We’ve talked in previous posts about the importance of seeing your brand as a person. The reason this is so important is that your customers, clients, prospects, competitors, and employees all think (feel) about your brand the way they think or feel about people. They use the same data receptors—eyes, ears, fingers, tongue, and nose—to gather information about your bank as they use to form attachments to their spouse, children, parents, and others.
As you develop your brand, it’s important to begin by establishing strategic elements springing from the business model and company history. This give you the foundation to build a brand personality and brand character. These elements begin to give people something with which to form an emotional connection, when they interact with your brand. This will differentiate your brand on a whole other level—an emotional level—that will begin to turn customers into fans, and fans into evangelists. But, you must be consistent and persistent.
Just as you have certain clothing, actions, manners, vocabulary, voice, preferences, and even a personal smell (perhaps a favorite fragrance), by which people come to know you, so should your brand appeal to all of the senses. And, just as your friends and family would be put off, maybe even creeped out, if you suddenly started wearing different clothes, talking with different words, eating different foods, and smelling different ways, so your customers can become confused when your brand is inconsistent.
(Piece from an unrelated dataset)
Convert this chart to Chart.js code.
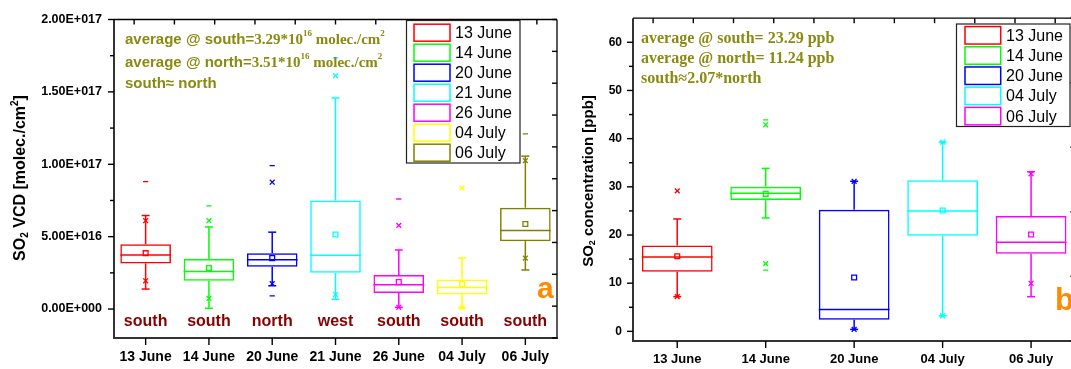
<!DOCTYPE html>
<html>
<head>
<meta charset="utf-8">
<script src="https://cdn.jsdelivr.net/npm/chart.js@4.4.1/dist/chart.umd.min.js"></script>
<style>
  html, body { margin: 0; padding: 0; background: #fff; overflow: hidden; width: 1071px; height: 369px; }
  canvas { position: absolute; top: 0; }
  #panelA { left: 0; }
  #panelB { left: 565px; }
</style>
</head>
<body>
<canvas id="panelA" width="565" height="369"></canvas>
<canvas id="panelB" width="515" height="369"></canvas>
<script>
// ---- panel a : SO2 VCD, values in units of 1E+016 molec./cm2 ----
const UNIT_A = 1e16
const daysA = ['13 June', '14 June', '20 June', '21 June', '26 June', '04 July', '06 July']
const placeA = ['south', 'south', 'north', 'west', 'south', 'south', 'south']
const colorsA = ['#ff0000', '#00ff00', '#0000ff', '#00ffff', '#ff00ff', '#ffff00', '#808000']
const whiskLoA = [1.38, 0.05, 1.61, 0.68, 0.12, 0.09, 2.70]
const q1A      = [3.15, 1.95, 2.93, 2.50, 1.11, 1.00, 4.69]
const medianA  = [3.74, 2.59, 3.40, 3.72, 1.68, 1.48, 5.42]
const q3A      = [4.47, 3.45, 3.86, 7.50, 2.36, 2.04, 7.00]
const whiskHiA = [6.46, 5.67, 5.31, 14.58, 4.08, 3.52, 10.56]
const meanA    = [3.86, 2.84, 3.52, 5.15, 1.86, 1.72, 5.87]
const crossLoA = [1.95, 0.73, 1.75, 1.00, 0.12, 0.09, 3.52]
const crossHiA = [6.10, 6.10, 8.76, 16.12, 5.78, 8.37, 10.25]
const dashLoA  = [null, null, 0.91, null, null, null, null]
const dashHiA  = [8.80, 7.12, 9.91, 17.35, 7.60, null, 12.10]

// ---- panel b : SO2 concentration [ppb] ----
const daysB = ['13 June', '14 June', '20 June', '04 July', '06 July']
const colorsB = ['#ff0000', '#00ff00', '#0000ff', '#00ffff', '#ff00ff']
const whiskLoB = [7.2, 23.54, 0.41, 3.23, 7.2]
const q1B      = [12.35, 27.24, 2.41, 19.84, 16.13]
const medianB  = [15.43, 28.68, 4.53, 24.98, 18.52]
const q3B      = [17.84, 30.04, 25.25, 31.36, 23.95]
const whiskHiB = [23.33, 33.83, 31.15, 39.3, 33.13]
const meanB    = [15.58, 28.54, 11.19, 25.1, 20.1]
const crossLoB = [7.2, 14.07, 0.41, 3.23, 9.96]
const crossHiB = [29.16, 42.88, 31.15, 39.3, 32.7]
const dashLoB  = [null, 12.7, 0.41, 3.23, null]
const dashHiB  = [null, 43.9, 31.15, 39.3, 33.13]

const SANS = '"Liberation Sans", Arial, sans-serif'
const SERIF = '"Liberation Serif", "Times New Roman", serif'
const OLIVE = '#8a8a10'

function sciLabel(v) {
    let [m, e] = Number(v).toExponential(2).split('e')
    let n = parseInt(e)
    return m + 'E' + (n < 0 ? '-' : '+') + String(Math.abs(n)).padStart(3, '0')
}

// draws pieces of text one after the other, returns the width
function drawRich(ctx, parts, x, y, measureOnly) {
    let cx = x
    parts.forEach(p => {
        ctx.font = p.font
        if (!measureOnly) ctx.fillText(p.text, cx, y + (p.dy || 0))
        cx += ctx.measureText(p.text).width
    })
    return cx - x
}

function line(ctx, x1, y1, x2, y2) {
    ctx.beginPath()
    ctx.moveTo(x1, y1)
    ctx.lineTo(x2, y2)
    ctx.stroke()
}

function pointSet(values, style, radius, colors) {
    return {
        type: 'line', data: values, showLine: false,
        pointStyle: style, pointRadius: radius, pointHoverRadius: radius,
        pointBorderColor: colors, pointBackgroundColor: 'rgba(0,0,0,0)', pointBorderWidth: 1.3
    }
}

function panelPlugin(p) {
    return {
        id: 'panelDeco',
        afterDatasetsDraw(chart) {
            let ctx = chart.ctx
            let y = chart.scales.y
            let bars = chart.getDatasetMeta(0).data
            ctx.save()
            ctx.lineWidth = 1.5
            p.days.forEach((d, i) => {
                let bar = bars[i]
                let cx = bar.x, half = bar.width / 2
                ctx.strokeStyle = p.colors[i]
                line(ctx, cx - half, y.getPixelForValue(p.median[i]), cx + half, y.getPixelForValue(p.median[i]))
                let yq3 = y.getPixelForValue(p.q3[i]), yq1 = y.getPixelForValue(p.q1[i])
                let yHi = y.getPixelForValue(p.whiskHi[i]), yLo = y.getPixelForValue(p.whiskLo[i])
                line(ctx, cx, yq3, cx, yHi)
                line(ctx, cx, yq1, cx, yLo)
                line(ctx, cx - 4, yHi, cx + 4, yHi)
                line(ctx, cx - 4, yLo, cx + 4, yLo)
            })
            ctx.restore()
        },
        afterDraw(chart) {
            let ctx = chart.ctx
            let a = chart.chartArea
            let x = chart.scales.x, y = chart.scales.y
            ctx.save()
            // frame
            ctx.strokeStyle = '#000'
            ctx.lineWidth = 1.3
            line(ctx, a.left, a.top, a.right, a.top)
            line(ctx, a.right, a.top, a.right, a.bottom)
            ctx.lineWidth = 1.6
            line(ctx, a.left, a.top, a.left, a.bottom + 1)
            ctx.strokeStyle = '#333'
            ctx.lineWidth = 2
            line(ctx, a.left - 1, a.bottom, a.right + 1, a.bottom)
            // ticks
            ctx.strokeStyle = '#000'
            ctx.lineWidth = 1.4
            y.ticks.forEach(t => {
                let py = y.getPixelForValue(t.value)
                line(ctx, a.left - 6, py, a.left, py)
            })
            for (let v = Math.ceil(p.yMin / p.minor) * p.minor; v < p.yMax; v += p.minor) {
                if (Math.abs(Math.round(v / p.step) * p.step - v) < p.minor / 10) continue
                let py = y.getPixelForValue(v)
                line(ctx, a.left - 4, py, a.left, py)
            }
            p.days.forEach((d, i) => {
                let px = x.getPixelForValue(i)
                line(ctx, px, a.bottom, px, a.bottom + 7)
            })
            chart.scales.xTop.ticks.forEach(t => {
                let px = chart.scales.xTop.getPixelForValue(t.value)
                line(ctx, px, a.top, px, a.top + 5)
            })
            chart.scales.yRight.ticks.forEach(t => {
                let py = chart.scales.yRight.getPixelForValue(t.value)
                line(ctx, a.right - 5, py, a.right, py)
            })

            // axis title
            ctx.fillStyle = '#000'
            ctx.textBaseline = 'middle'
            ctx.textAlign = 'left'
            let w = drawRich(ctx, p.title, 0, 0, true)
            ctx.save()
            ctx.translate(p.titleX, p.titleY)
            ctx.rotate(-Math.PI / 2)
            drawRich(ctx, p.title, -w / 2, 0)
            ctx.restore()

            // notes top left
            ctx.fillStyle = OLIVE
            p.notes.forEach((parts, i) => drawRich(ctx, parts, p.noteX, p.noteY[i]))

            // location names under boxes
            if (p.places) {
                ctx.fillStyle = '#880000'
                ctx.textAlign = 'center'
                ctx.font = `bold 16px ${SANS}`
                p.places.forEach((s, i) => ctx.fillText(s, x.getPixelForValue(i), y.getPixelForValue(p.placeY)))
                ctx.textAlign = 'left'
            }

            // legend
            let L = p.legend
            ctx.fillStyle = '#fff'
            ctx.fillRect(L.x, L.y, L.w, L.h)
            ctx.strokeStyle = '#222'
            ctx.lineWidth = 1.2
            ctx.strokeRect(L.x, L.y, L.w, L.h)
            ctx.font = `16px ${SANS}`
            p.days.forEach((d, i) => {
                let ry = L.row0 + L.dy * i
                ctx.strokeStyle = p.colors[i]
                ctx.lineWidth = 1.5
                ctx.strokeRect(L.swX, ry - L.swH / 2, L.swW, L.swH)
                ctx.fillStyle = '#000'
                ctx.fillText(d, L.textX, ry + 1)
            })

            // panel letter
            ctx.fillStyle = '#ff8a00'
            ctx.textBaseline = 'alphabetic'
            ctx.font = `bold ${p.letterSize}px ${SANS}`
            ctx.fillText(p.letter, p.letterX, p.letterY)
            ctx.restore()
        }
    }
}

function boxPanel(canvasId, p) {
    return new Chart(document.getElementById(canvasId), {
        type: 'bar',
        data: {
            labels: p.days,
            datasets: [
                {
                    type: 'bar', data: p.days.map((d, i) => [p.q1[i], p.q3[i]]),
                    borderColor: p.colors, backgroundColor: 'rgba(0,0,0,0)', borderWidth: 1.5,
                    borderSkipped: false, barPercentage: 0.8, categoryPercentage: 1
                },
                pointSet(p.mean, 'rect', 3.4, p.colors),
                pointSet(p.crossHi, 'crossRot', 3.4, p.colors),
                pointSet(p.crossLo, 'crossRot', 3.4, p.colors),
                pointSet(p.dashHi, 'line', 2.6, p.colors),
                pointSet(p.dashLo, 'line', 2.6, p.colors)
            ]
        },
        options: {
            responsive: false,
            animation: false,
            events: [],
            layout: { padding: { left: 0, top: p.padTop, right: p.padRight, bottom: 0 } },
            plugins: { legend: { display: false }, tooltip: { enabled: false } },
            scales: {
                x: {
                    grid: { display: false, drawTicks: false }, border: { display: false },
                    ticks: { color: '#000', maxRotation: 0, autoSkip: false, padding: p.xPad, font: { family: SANS, size: p.xFont, weight: 'bold' } },
                    afterFit: s => { s.height = p.xH }
                },
                y: {
                    min: p.yMin, max: p.yMax,
                    grid: { display: false, drawTicks: false }, border: { display: false },
                    ticks: { stepSize: p.step, includeBounds: false, callback: p.fmt, color: '#000', padding: p.yPad, font: { family: SANS, size: p.yFont, weight: 'bold' } },
                    afterFit: s => { s.width = p.yW }
                },
                xTop: {
                    type: 'linear', position: 'top', min: 0, max: 10,
                    grid: { display: false, drawTicks: false }, border: { display: false },
                    ticks: { stepSize: 1, display: false },
                    afterFit: s => { s.height = 0 }
                },
                yRight: {
                    type: 'linear', position: 'right', min: 0, max: p.rightDiv,
                    grid: { display: false, drawTicks: false }, border: { display: false },
                    ticks: { stepSize: 1, display: false },
                    afterFit: s => { s.width = 0 }
                }
            }
        },
        plugins: [panelPlugin(p)]
    })
}

const bold15 = `bold 15px ${SANS}`
const bold16 = `bold 16px ${SANS}`
const serif15 = `bold 15px ${SERIF}`
const serifSup = `bold 9px ${SERIF}`
const serif16 = `bold 16px ${SERIF}`

boxPanel('panelA', {
    days: daysA, colors: colorsA, places: placeA, placeY: -0.9,
    q1: q1A, q3: q3A, median: medianA, mean: meanA, whiskLo: whiskLoA, whiskHi: whiskHiA,
    crossLo: crossLoA, crossHi: crossHiA, dashLo: dashLoA, dashHi: dashHiA,
    yMin: -2, yMax: 20, step: 5, minor: 2.5, fmt: v => sciLabel(v * UNIT_A),
    padTop: 15, padRight: 8, yW: 114, xH: 31, xPad: 11, yPad: 12, rightDiv: 10, xFont: 14, yFont: 12.5,
    title: [
        { text: 'SO', font: bold16 }, { text: '2', font: `bold 10px ${SANS}`, dy: 4 },
        { text: ' VCD [molec./cm', font: bold16 }, { text: '2', font: `bold 10px ${SANS}`, dy: -6 },
        { text: ']', font: bold16 }
    ],
    titleX: 21, titleY: 178,
    notes: [
        [{ text: 'average @ south=', font: bold15 }, { text: '3.29*10', font: serif15 }, { text: '16', font: serifSup, dy: -6 },
         { text: ' molec./cm', font: serif15 }, { text: '2', font: serifSup, dy: -6 }],
        [{ text: 'average @ north=', font: bold15 }, { text: '3.51*10', font: serif15 }, { text: '16', font: serifSup, dy: -6 },
         { text: ' molec./cm', font: serif15 }, { text: '2', font: serifSup, dy: -6 }],
        [{ text: 'south\u2248 north', font: bold15 }]
    ],
    noteX: 125, noteY: [40, 63, 84],
    legend: { x: 406.5, y: 20.5, w: 113.5, h: 142.5, row0: 32.7, dy: 20, swX: 414, swW: 36, swH: 17, textX: 455 },
    letter: 'a', letterSize: 30, letterX: 537, letterY: 298
})

boxPanel('panelB', {
    days: daysB, colors: colorsB, places: null,
    q1: q1B, q3: q3B, median: medianB, mean: meanB, whiskLo: whiskLoB, whiskHi: whiskHiB,
    crossLo: crossLoB, crossHi: crossHiB, dashLo: dashLoB, dashHi: dashHiB,
    yMin: -2, yMax: 65, step: 10, minor: 5, fmt: v => String(v),
    padTop: 16, padRight: 3, yW: 68, xH: 28, xPad: 11, yPad: 11, rightDiv: 5, xFont: 13, yFont: 12,
    title: [
        { text: 'SO', font: bold15 }, { text: '2', font: `bold 9px ${SANS}`, dy: 4 },
        { text: ' concentration [ppb]', font: bold15 }
    ],
    titleX: 24, titleY: 181,
    notes: [
        [{ text: 'average @ south= 23.29 ppb', font: serif16 }],
        [{ text: 'average @ north= 11.24 ppb', font: serif16 }],
        [{ text: 'south\u22482.07*north', font: serif16 }]
    ],
    noteX: 76, noteY: [38.5, 58.5, 79],
    legend: { x: 391.5, y: 24, w: 113.5, h: 102.5, row0: 35.3, dy: 20.2, swX: 400, swW: 35.7, swH: 17.5, textX: 441 },
    letter: 'b', letterSize: 31, letterX: 490, letterY: 310
})
</script>
</body>
</html>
A complete brand system should include a total sensory palette. Every element should spring from the personality and character of the brand. They all should work together. And each should be used consistently, every time. Here are a couple of thoughts on the senses, as they apply to branding:
Vision. It is obvious that you have to include color, shape, spacial relationships, proportion, type, light, and photography elements in any complete brand system. However, the visual space is the most crowded of all. And it becomes more crowded all the time. Consumers depend on their eyes for both aesthetic sensation and for gathering practical data collection. This is why a brand that depends exclusively on vision (the fallacy of logo as brand) rarely achieves much traction.
Hearing. This is the sensory alarm clock. Auditory branding is very effective for a number of reasons. First of all, it is not nearly as crowded as visual branding. Secondly, a signature sound or piece of music helps consumers interpret visual information. At the primal level, people give priority to sounds, so consumers will actually register a sound before they register the picture that comes with it, even if they both arrive on the screen at precisely the same moment. Sound is a mnemonic stimulator. So, a signature sound associated with your brand will actually trigger a response that tells your brain to remember. And finally, music establishes mood. The very same visual can go from funny, to poignant, to silly, to eerie…just by changing the music. So, well-conceived brand voice, music and sounds, that authentically communicate the brand’s personality, used consistently, can help people develop deep feelings and lasting memories of your brand.
Touch. Use of materials communicate value and functionality. For example, I have a brass-barreled pen. It looks similar to many pens you would buy for just a few dollars at a stationary store. But when you hold my pen in your hand, the weight and surface texture tell you that it is a serious writing instrument.
Smell. Smell is the least editable sense. If there’s a smell, you are going to smell it. It is also the sense most closely linked to emotional memory. When you smell…say…apple pie, you will (without really being able to help it) be transported to previous occasions in which you smelled apple pie. And, what’s more, you will feel again the feelings you had on those occasions. This quality makes smell a powerful tool in the hands of smart marketers. People like Starbucks, Cadillac, Singapore Airlines, and Victoria’s Secret have used brand smell deftly to build awareness and loyalty.
As you begin to install your service strategy within your community bank branding system, you can seat those significant actions deeply into the emotional memory of your customers, simply working an an environment that smells right—consistent with your brand character and consistent from location-to-location and from time-to-time.
Relationship selling for bankers is a big deal. We are moving into a market environment in which things like technology and product features are easily imitated—they are becoming commodities. Now, more than ever, bankers must be relationship sales professionals. But, if bankers can be branders, then you can use sensory components of your brand system to turn routine courtesy and professionalism into deeply held beliefs about your organization. If you want to succeed in the new world (where loyalty is rare), it will certainly help to make sure that your brand looks, sounds, and smells just right.